DIRECTIONS FOR THIS TASK — Can you output the material exactly as written, minus any pictures it holds?

━━━━━━

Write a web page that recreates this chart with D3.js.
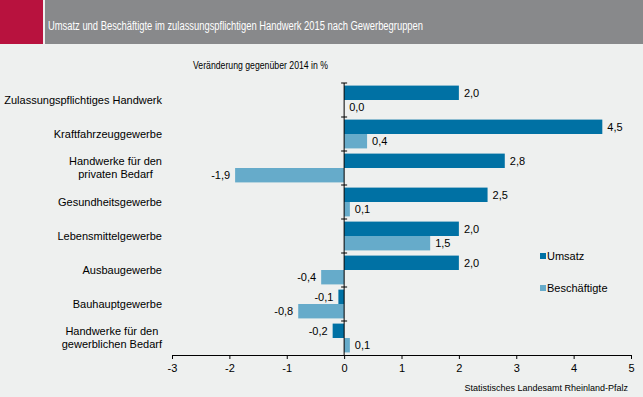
<!DOCTYPE html>
<html>
<head>
<meta charset="utf-8">
<script src="https://cdn.jsdelivr.net/npm/d3@7"></script>
<style>
    html, body { margin: 0; padding: 0; background: #eef0ef; }
    svg { display: block; font-family: "Liberation Sans", Arial, sans-serif; }
</style>
</head>
<body>
<svg id="chart" width="643" height="397"></svg>
<script>
const TITLE     = 'Umsatz und Beschäftigte im zulassungspflichtigen Handwerk 2015 nach Gewerbegruppen';
const SUBTITLE  = 'Veränderung gegenüber 2014 in %';
const SOURCE    = 'Statistisches Landesamt Rheinland-Pfalz';

const categories = [
    ['Zulassungspflichtiges Handwerk'],
    ['Kraftfahrzeuggewerbe'],
    ['Handwerke für den', 'privaten Bedarf'],
    ['Gesundheitsgewerbe'],
    ['Lebensmittelgewerbe'],
    ['Ausbaugewerbe'],
    ['Bauhauptgewerbe'],
    ['Handwerke für den', 'gewerblichen Bedarf']
];
const seriesNames   = ['Umsatz', 'Beschäftigte'];
const umsatz        = [2.0, 4.5, 2.8, 2.5, 2.0, 2.0, -0.1, -0.2];
const beschaeftigte = [0.0, 0.4, -1.9, 0.1, 1.5, -0.4, -0.8, 0.1];
const xTicks        = [-3, -2, -1, 0, 1, 2, 3, 4, 5];

const COLORS = ['#0071a4', '#66abca'];

const svg = d3.select('#chart');

// header band
svg.append('rect').attr('x', 0).attr('y', 0).attr('width', 43).attr('height', 44).attr('fill', '#b8123e');
svg.append('rect').attr('x', 45).attr('y', 0).attr('width', 598).attr('height', 44).attr('fill', '#88898b');
svg.append('text')
    .attr('x', 48).attr('y', 30)
    .attr('fill', '#fff')
    .attr('font-size', 12)
    .attr('textLength', 375)
    .attr('lengthAdjust', 'spacingAndGlyphs')
    .text(TITLE);

svg.append('text')
    .attr('x', 193).attr('y', 69)
    .attr('font-size', 11)
    .attr('textLength', 135)
    .attr('lengthAdjust', 'spacingAndGlyphs')
    .text(SUBTITLE);

// scales
const x = d3.scaleLinear().domain([-3, 5]).range([172, 631]);
const y = d3.scaleBand().domain(d3.range(categories.length)).range([83, 355]);
const ySub = d3.scaleBand().domain([0, 1]).range([0, y.bandwidth()]).paddingOuter(0.18);

const rows = categories.map((c, i) => ({ i, values: [umsatz[i], beschaeftigte[i]] }));
const fmt = v => d3.format('.1f')(v).replace('.', ',').replace('−', '-');

const groups = svg.append('g')
    .selectAll('g')
    .data(rows)
    .join('g')
    .attr('transform', d => `translate(0,${y(d.i)})`);

groups.selectAll('rect')
    .data(d => d.values.map((v, s) => ({ v, s })))
    .join('rect')
    .attr('x', d => x(Math.min(0, d.v)))
    .attr('y', d => ySub(d.s))
    .attr('width', d => Math.abs(x(d.v) - x(0)))
    .attr('height', ySub.bandwidth())
    .attr('fill', d => COLORS[d.s]);

groups.selectAll('text.value')
    .data(d => d.values.map((v, s) => ({ v, s })))
    .join('text')
    .attr('class', 'value')
    .attr('x', d => d.v < 0 ? x(d.v) - 5 : x(d.v) + 5)
    .attr('y', d => ySub(d.s) + ySub.bandwidth() / 2)
    .attr('dy', '0.35em')
    .attr('text-anchor', d => d.v < 0 ? 'end' : 'start')
    .attr('font-size', 11)
    .text(d => fmt(d.v));

// category labels, right edge at 162, multi-line centred on the widest line
const labels = svg.append('g')
    .selectAll('text')
    .data(categories.map((lines, i) => ({ lines, i })))
    .join('text')
    .attr('font-size', 11)
    .attr('y', d => y(d.i) + y.bandwidth() / 2 - (d.lines.length - 1) * 6.5)
    .attr('text-anchor', d => d.lines.length > 1 ? 'middle' : 'end');

labels.selectAll('tspan')
    .data(d => d.lines)
    .join('tspan')
    .attr('dy', (d, k) => k === 0 ? '0.35em' : 13)
    .text(d => d);

labels.each(function (d) {
    const t = d3.select(this);
    if (d.lines.length > 1) {
        const w = d3.max(t.selectAll('tspan').nodes(), n => n.getComputedTextLength());
        t.selectAll('tspan').attr('x', 162 - w / 2);
    } else {
        t.selectAll('tspan').attr('x', 162);
    }
});

// x axis
const xAxis = svg.append('g')
    .attr('transform', 'translate(0,355)')
    .call(d3.axisBottom(x).tickValues(xTicks).tickSize(4).tickFormat(d => String(d).replace('−', '-')));
xAxis.attr('font-family', null);
xAxis.select('.domain').attr('stroke', '#000');
xAxis.selectAll('text').attr('font-size', 11).attr('dy', '0.9em');

// y axis line with separator ticks
svg.append('line')
    .attr('x1', x(0)).attr('x2', x(0))
    .attr('y1', 83).attr('y2', 355)
    .attr('stroke', '#000');
svg.append('g')
    .selectAll('line')
    .data(d3.range(categories.length))
    .join('line')
    .attr('x1', x(0) - 3).attr('x2', x(0) + 3)
    .attr('y1', i => y(i)).attr('y2', i => y(i))
    .attr('stroke', '#000');

// legend
const legend = svg.append('g')
    .selectAll('g')
    .data(seriesNames)
    .join('g')
    .attr('transform', (d, i) => `translate(540,${256 + i * 32})`);
legend.append('rect')
    .attr('x', 0).attr('y', -3)
    .attr('width', 6).attr('height', 6)
    .attr('fill', (d, i) => COLORS[i]);
legend.append('text')
    .attr('x', 7).attr('dy', '0.35em')
    .attr('font-size', 11)
    .text(d => d);

svg.append('text')
    .attr('x', 628).attr('y', 391)
    .attr('text-anchor', 'end')
    .attr('font-size', 9)
    .text(SOURCE);
</script>
</body>
</html>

━━━━━━

WRITTEN SOLUTION —
Write a web page that recreates this chart with D3.js.
<!DOCTYPE html>
<html>
<head>
<meta charset="utf-8">
<script src="https://cdn.jsdelivr.net/npm/d3@7"></script>
<style>
    html, body { margin: 0; padding: 0; background: #eef0ef; }
    svg { display: block; font-family: "Liberation Sans", Arial, sans-serif; }
</style>
</head>
<body>
<svg id="chart" width="643" height="397"></svg>
<script>
const TITLE     = 'Umsatz und Beschäftigte im zulassungspflichtigen Handwerk 2015 nach Gewerbegruppen';
const SUBTITLE  = 'Veränderung gegenüber 2014 in %';
const SOURCE    = 'Statistisches Landesamt Rheinland-Pfalz';

const categories = [
    ['Zulassungspflichtiges Handwerk'],
    ['Kraftfahrzeuggewerbe'],
    ['Handwerke für den', 'privaten Bedarf'],
    ['Gesundheitsgewerbe'],
    ['Lebensmittelgewerbe'],
    ['Ausbaugewerbe'],
    ['Bauhauptgewerbe'],
    ['Handwerke für den', 'gewerblichen Bedarf']
];
const seriesNames   = ['Umsatz', 'Beschäftigte'];
const umsatz        = [2.0, 4.5, 2.8, 2.5, 2.0, 2.0, -0.1, -0.2];
const beschaeftigte = [0.0, 0.4, -1.9, 0.1, 1.5, -0.4, -0.8, 0.1];
const xTicks        = [-3, -2, -1, 0, 1, 2, 3, 4, 5];

const COLORS = ['#0071a4', '#66abca'];

const svg = d3.select('#chart');

// header band
svg.append('rect').attr('x', 0).attr('y', 0).attr('width', 43).attr('height', 44).attr('fill', '#b8123e');
svg.append('rect').attr('x', 45).attr('y', 0).attr('width', 598).attr('height', 44).attr('fill', '#88898b');
svg.append('text')
    .attr('x', 48).attr('y', 30)
    .attr('fill', '#fff')
    .attr('font-size', 12)
    .attr('textLength', 375)
    .attr('lengthAdjust', 'spacingAndGlyphs')
    .text(TITLE);

svg.append('text')
    .attr('x', 193).attr('y', 69)
    .attr('font-size', 11)
    .attr('textLength', 135)
    .attr('lengthAdjust', 'spacingAndGlyphs')
    .text(SUBTITLE);

// scales
const x = d3.scaleLinear().domain([-3, 5]).range([172, 631]);
const y = d3.scaleBand().domain(d3.range(categories.length)).range([83, 355]);
const ySub = d3.scaleBand().domain([0, 1]).range([0, y.bandwidth()]).paddingOuter(0.18);

const rows = categories.map((c, i) => ({ i, values: [umsatz[i], beschaeftigte[i]] }));
const fmt = v => d3.format('.1f')(v).replace('.', ',').replace('−', '-');

const groups = svg.append('g')
    .selectAll('g')
    .data(rows)
    .join('g')
    .attr('transform', d => `translate(0,${y(d.i)})`);

groups.selectAll('rect')
    .data(d => d.values.map((v, s) => ({ v, s })))
    .join('rect')
    .attr('x', d => x(Math.min(0, d.v)))
    .attr('y', d => ySub(d.s))
    .attr('width', d => Math.abs(x(d.v) - x(0)))
    .attr('height', ySub.bandwidth())
    .attr('fill', d => COLORS[d.s]);

groups.selectAll('text.value')
    .data(d => d.values.map((v, s) => ({ v, s })))
    .join('text')
    .attr('class', 'value')
    .attr('x', d => d.v < 0 ? x(d.v) - 5 : x(d.v) + 5)
    .attr('y', d => ySub(d.s) + ySub.bandwidth() / 2)
    .attr('dy', '0.35em')
    .attr('text-anchor', d => d.v < 0 ? 'end' : 'start')
    .attr('font-size', 11)
    .text(d => fmt(d.v));

// category labels, right edge at 162, multi-line centred on the widest line
const labels = svg.append('g')
    .selectAll('text')
    .data(categories.map((lines, i) => ({ lines, i })))
    .join('text')
    .attr('font-size', 11)
    .attr('y', d => y(d.i) + y.bandwidth() / 2 - (d.lines.length - 1) * 6.5)
    .attr('text-anchor', d => d.lines.length > 1 ? 'middle' : 'end');

labels.selectAll('tspan')
    .data(d => d.lines)
    .join('tspan')
    .attr('dy', (d, k) => k === 0 ? '0.35em' : 13)
    .text(d => d);

labels.each(function (d) {
    const t = d3.select(this);
    if (d.lines.length > 1) {
        const w = d3.max(t.selectAll('tspan').nodes(), n => n.getComputedTextLength());
        t.selectAll('tspan').attr('x', 162 - w / 2);
    } else {
        t.selectAll('tspan').attr('x', 162);
    }
});

// x axis
const xAxis = svg.append('g')
    .attr('transform', 'translate(0,355)')
    .call(d3.axisBottom(x).tickValues(xTicks).tickSize(4).tickFormat(d => String(d).replace('−', '-')));
xAxis.attr('font-family', null);
xAxis.select('.domain').attr('stroke', '#000');
xAxis.selectAll('text').attr('font-size', 11).attr('dy', '0.9em');

// y axis line with separator ticks
svg.append('line')
    .attr('x1', x(0)).attr('x2', x(0))
    .attr('y1', 83).attr('y2', 355)
    .attr('stroke', '#000');
svg.append('g')
    .selectAll('line')
    .data(d3.range(categories.length))
    .join('line')
    .attr('x1', x(0) - 3).attr('x2', x(0) + 3)
    .attr('y1', i => y(i)).attr('y2', i => y(i))
    .attr('stroke', '#000');

// legend
const legend = svg.append('g')
    .selectAll('g')
    .data(seriesNames)
    .join('g')
    .attr('transform', (d, i) => `translate(540,${256 + i * 32})`);
legend.append('rect')
    .attr('x', 0).attr('y', -3)
    .attr('width', 6).attr('height', 6)
    .attr('fill', (d, i) => COLORS[i]);
legend.append('text')
    .attr('x', 7).attr('dy', '0.35em')
    .attr('font-size', 11)
    .text(d => d);

svg.append('text')
    .attr('x', 628).attr('y', 391)
    .attr('text-anchor', 'end')
    .attr('font-size', 9)
    .text(SOURCE);
</script>
</body>
</html>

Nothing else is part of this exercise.